Bam Biere pours with a monstrous pillowy white head that dissipates fairly quickly, leaving a good creamy lace at the top and stickiness on the sides of the glass throughout. An extremely light golden brown, the only way you can tell this isn’t champagne is by the murky sedimentation that persists throughout due to the bottle conditioning and the fact that the head is more creamy than bubbly. Initial aromas are both sweet and zesty, dominated by the wonderful spice that comes with any traditional French and/or Belgian ale. Clove, coriander, and black pepper singe the nostrils, with hints of lemon, orange peel, and grassiness. The malt aroma is light, the yeast is heavy, and there is actually a nice hint of hops. If physical presence of this is any indication, we may have a winner here.
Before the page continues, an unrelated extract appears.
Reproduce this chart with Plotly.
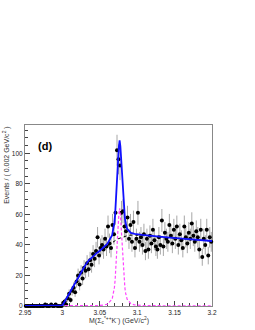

The taste is unique and surprisingly complex given the fact that it’s a lighter beer with a low ABV. A refreshing onslaught of light citrus hits the tongue first, mainly in the form of grapefruit, orange, and lemon, as well as good amounts of banana. The spice quickly follows suit in the form of clove, coriander, and crushed black pepper, making this an effervescent brew with a major bite. That having been said, the spice is a bit more tempered than you find in authentic Belgian ales, so this won’t overwhelm as those can sometimes do. While there is virtually no malt profile as you would expect, surprisingly there is a nice hint of grassy hops in Bam Bière, adding another tasty ingredient to an already loaded brew. In terms of saisons, this has everything you’d want and more without becoming too much, a delicate balance that is often the death knell of any brewer attempting the style. Jolly Pumpkin has succeeded and in the process created a rare treat. Light in body but a bit rough on the palate with the extreme carbonation and spice, Bam Bière goes down well with a strong aftertaste. While the ABV is low (4.5 percent), indicating a potential session brew, the price tag and complexity of this makes it a one-time treat.

While I’m not ready to jump on Jolly Pumpkin and make them a regular part of my rotation (again, largely due to price and distribution, not a statement against the brewer), I’m impressed enough to try them on a semi-regular basis to enjoy unique, exotic brews made right here in the Midwest. Should you stumble upon Jolly Pumpkin at a local retailer, be sure to pick some up and see why they are in fact “artisan” ales.

Cheers!

Reviewed by Nigel Tanner on December 2, 2008.